Transcribe the material verbatim in full; the pictures do not belong in the copy.
---- Data lines
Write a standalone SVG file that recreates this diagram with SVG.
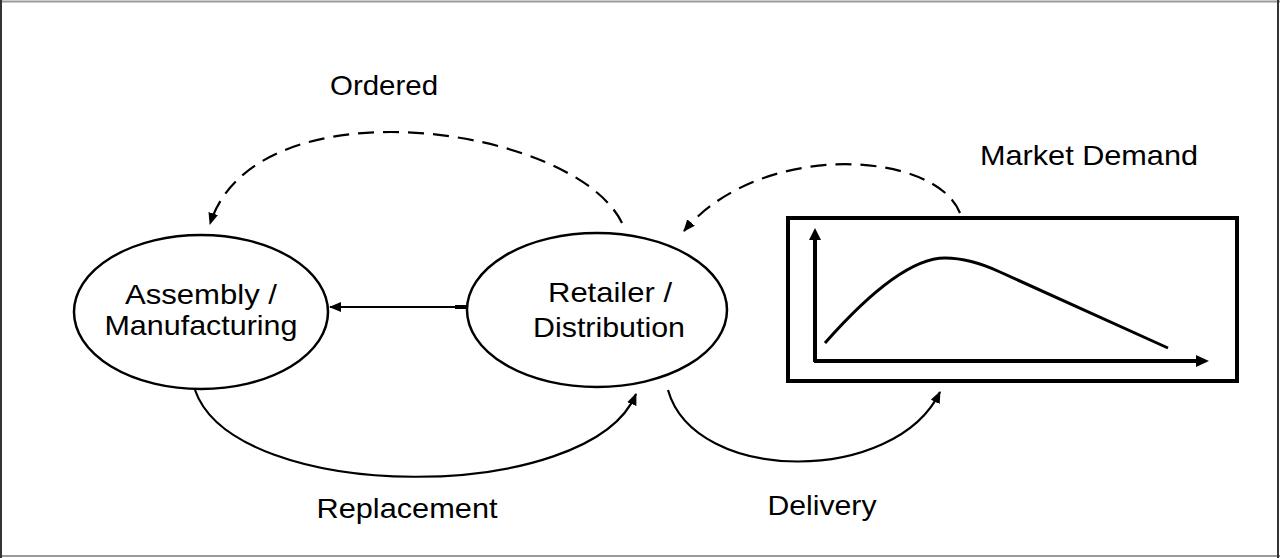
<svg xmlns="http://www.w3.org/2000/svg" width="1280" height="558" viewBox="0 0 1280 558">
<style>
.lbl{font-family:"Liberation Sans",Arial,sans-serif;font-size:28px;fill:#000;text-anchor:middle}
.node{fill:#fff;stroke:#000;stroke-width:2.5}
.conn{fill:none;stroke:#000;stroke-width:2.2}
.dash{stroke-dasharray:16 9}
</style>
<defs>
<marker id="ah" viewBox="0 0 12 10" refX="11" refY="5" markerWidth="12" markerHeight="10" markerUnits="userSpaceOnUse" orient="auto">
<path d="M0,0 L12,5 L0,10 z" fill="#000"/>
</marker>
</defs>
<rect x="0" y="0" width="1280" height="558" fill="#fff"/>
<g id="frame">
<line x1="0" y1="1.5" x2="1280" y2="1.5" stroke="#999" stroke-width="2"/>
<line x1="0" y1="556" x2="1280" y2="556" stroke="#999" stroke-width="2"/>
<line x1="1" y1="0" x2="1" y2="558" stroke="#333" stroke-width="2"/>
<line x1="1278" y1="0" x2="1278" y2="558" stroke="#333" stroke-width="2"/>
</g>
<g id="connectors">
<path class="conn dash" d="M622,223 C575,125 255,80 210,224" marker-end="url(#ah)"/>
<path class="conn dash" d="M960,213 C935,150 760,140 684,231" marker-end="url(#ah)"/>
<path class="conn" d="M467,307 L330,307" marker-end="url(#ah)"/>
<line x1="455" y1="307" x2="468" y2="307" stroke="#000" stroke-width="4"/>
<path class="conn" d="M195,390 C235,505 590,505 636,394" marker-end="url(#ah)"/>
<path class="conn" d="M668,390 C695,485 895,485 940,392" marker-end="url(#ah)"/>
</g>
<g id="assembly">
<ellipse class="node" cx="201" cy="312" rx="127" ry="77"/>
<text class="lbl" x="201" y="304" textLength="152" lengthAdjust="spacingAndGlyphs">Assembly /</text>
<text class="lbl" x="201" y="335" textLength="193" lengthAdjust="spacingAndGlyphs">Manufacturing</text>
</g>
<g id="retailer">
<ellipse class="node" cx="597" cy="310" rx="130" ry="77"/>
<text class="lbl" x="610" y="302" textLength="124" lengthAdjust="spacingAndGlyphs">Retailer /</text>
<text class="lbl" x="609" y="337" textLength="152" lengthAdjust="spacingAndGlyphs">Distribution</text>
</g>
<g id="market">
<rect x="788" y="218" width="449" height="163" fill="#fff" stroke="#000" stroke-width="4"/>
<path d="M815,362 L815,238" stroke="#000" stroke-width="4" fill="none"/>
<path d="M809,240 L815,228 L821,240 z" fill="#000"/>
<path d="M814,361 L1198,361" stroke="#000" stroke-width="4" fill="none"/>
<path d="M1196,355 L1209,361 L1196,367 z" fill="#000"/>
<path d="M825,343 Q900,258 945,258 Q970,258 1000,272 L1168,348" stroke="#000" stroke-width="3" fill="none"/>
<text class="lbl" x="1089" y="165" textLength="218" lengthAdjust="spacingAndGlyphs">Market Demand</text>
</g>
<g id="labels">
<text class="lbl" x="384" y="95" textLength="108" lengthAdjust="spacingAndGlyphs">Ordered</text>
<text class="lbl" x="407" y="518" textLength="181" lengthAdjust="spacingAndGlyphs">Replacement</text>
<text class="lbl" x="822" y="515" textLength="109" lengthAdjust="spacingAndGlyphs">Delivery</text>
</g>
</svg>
--------
(Response)
Write a standalone SVG file that recreates this diagram with SVG.
<svg xmlns="http://www.w3.org/2000/svg" width="1280" height="558" viewBox="0 0 1280 558">
<style>
.lbl{font-family:"Liberation Sans",Arial,sans-serif;font-size:28px;fill:#000;text-anchor:middle}
.node{fill:#fff;stroke:#000;stroke-width:2.5}
.conn{fill:none;stroke:#000;stroke-width:2.2}
.dash{stroke-dasharray:16 9}
</style>
<defs>
<marker id="ah" viewBox="0 0 12 10" refX="11" refY="5" markerWidth="12" markerHeight="10" markerUnits="userSpaceOnUse" orient="auto">
<path d="M0,0 L12,5 L0,10 z" fill="#000"/>
</marker>
</defs>
<rect x="0" y="0" width="1280" height="558" fill="#fff"/>
<g id="frame">
<line x1="0" y1="1.5" x2="1280" y2="1.5" stroke="#999" stroke-width="2"/>
<line x1="0" y1="556" x2="1280" y2="556" stroke="#999" stroke-width="2"/>
<line x1="1" y1="0" x2="1" y2="558" stroke="#333" stroke-width="2"/>
<line x1="1278" y1="0" x2="1278" y2="558" stroke="#333" stroke-width="2"/>
</g>
<g id="connectors">
<path class="conn dash" d="M622,223 C575,125 255,80 210,224" marker-end="url(#ah)"/>
<path class="conn dash" d="M960,213 C935,150 760,140 684,231" marker-end="url(#ah)"/>
<path class="conn" d="M467,307 L330,307" marker-end="url(#ah)"/>
<line x1="455" y1="307" x2="468" y2="307" stroke="#000" stroke-width="4"/>
<path class="conn" d="M195,390 C235,505 590,505 636,394" marker-end="url(#ah)"/>
<path class="conn" d="M668,390 C695,485 895,485 940,392" marker-end="url(#ah)"/>
</g>
<g id="assembly">
<ellipse class="node" cx="201" cy="312" rx="127" ry="77"/>
<text class="lbl" x="201" y="304" textLength="152" lengthAdjust="spacingAndGlyphs">Assembly /</text>
<text class="lbl" x="201" y="335" textLength="193" lengthAdjust="spacingAndGlyphs">Manufacturing</text>
</g>
<g id="retailer">
<ellipse class="node" cx="597" cy="310" rx="130" ry="77"/>
<text class="lbl" x="610" y="302" textLength="124" lengthAdjust="spacingAndGlyphs">Retailer /</text>
<text class="lbl" x="609" y="337" textLength="152" lengthAdjust="spacingAndGlyphs">Distribution</text>
</g>
<g id="market">
<rect x="788" y="218" width="449" height="163" fill="#fff" stroke="#000" stroke-width="4"/>
<path d="M815,362 L815,238" stroke="#000" stroke-width="4" fill="none"/>
<path d="M809,240 L815,228 L821,240 z" fill="#000"/>
<path d="M814,361 L1198,361" stroke="#000" stroke-width="4" fill="none"/>
<path d="M1196,355 L1209,361 L1196,367 z" fill="#000"/>
<path d="M825,343 Q900,258 945,258 Q970,258 1000,272 L1168,348" stroke="#000" stroke-width="3" fill="none"/>
<text class="lbl" x="1089" y="165" textLength="218" lengthAdjust="spacingAndGlyphs">Market Demand</text>
</g>
<g id="labels">
<text class="lbl" x="384" y="95" textLength="108" lengthAdjust="spacingAndGlyphs">Ordered</text>
<text class="lbl" x="407" y="518" textLength="181" lengthAdjust="spacingAndGlyphs">Replacement</text>
<text class="lbl" x="822" y="515" textLength="109" lengthAdjust="spacingAndGlyphs">Delivery</text>
</g>
</svg>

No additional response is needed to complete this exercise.